I started reading More magazine off and on a year ago attracted by the substance its title indicated. That it features women 'of a certain age' on its covers and speaks to them in its editorial made it all the more of interest. This month included an article in the memoir section by Krista Bremer called Libya: What I wore to the Revelation. In it she talks about her visit there several years ago to meet her in-laws and the culture clash and embrace she experienced. Towards the end she reflects on the gaggle of women whose close confines she remained in for the greater portion of her trip, I'll spare writing out the whole thing but these are the lines I found myself lingering over:
They would never experience the freedoms I enjoyed...They would never negotiate six weeks' maternity leave with a boss who viewed that arrangement as generous, or leave their tiny babies with a stranger for eight hours while they sat in an office across town, taking breaks to pump breast milk in the employee bathroom....They would never know the persistent sense of inadequacy or the creeping exhaustion that comes from doggedly chasing the elusive dream that women can be everything at once: sexy and youthful, independent and financially successful, extraordinary mothers and wives. And yet during my time in Libya I missed this chase most of all: the working, driving, shopping and exercising, the exhilarating freedom to pursue my endless desire for more.

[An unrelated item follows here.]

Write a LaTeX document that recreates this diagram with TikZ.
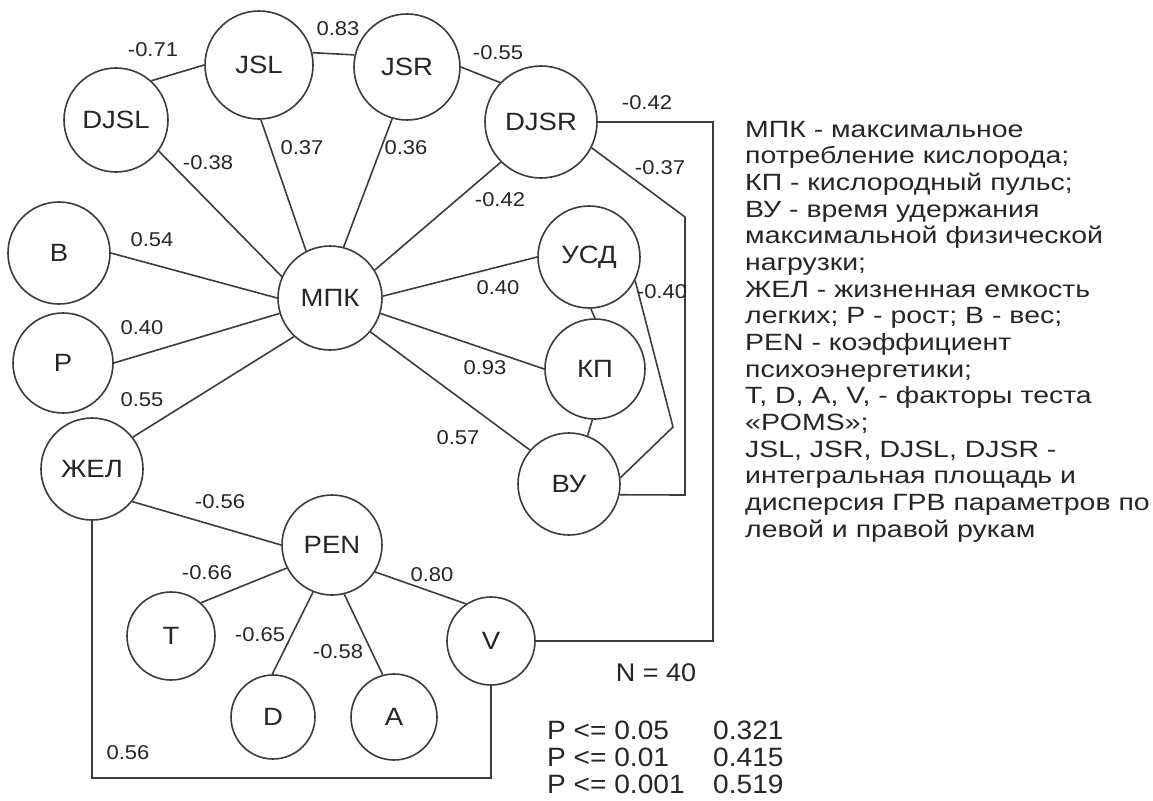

I'm not on board with the cloistered and controlled lifestyle of the women she describes but in reading her liberation speak last line I find myself thinking...really? I'm not so eager to board the attainment trip she's talking about either. I never anticipated the impact my maternity leave would have on my outlook when it came to the firm grip I had previously maintained in the rat race. The complete disconnect the time away from life as I formally knew it left me with a louder hum of hmmmms. I do not miss the chase and I've seriously questioned my idea of 'more'.
I can't just stumble off the track entirely, or at least let me say I chose not to. What I am doing is resisting. A resistance that is at times silent, exhilarating, painful, isolating, empowering and frightening in its shifts of what supported my sense and need for security all in an attempt to find a balance I can live with.
There are many things about our society that, in my experience so far, have proven support of families in all their forms is wanting, especially mothers. That said our society does stand apart in at least one diminishing but hopefully not dying distinction and that is the freedom and choices we have access to which allow us to more easily than others attain the lives we want to live.
I embrace that freedom and am chasing it intensely.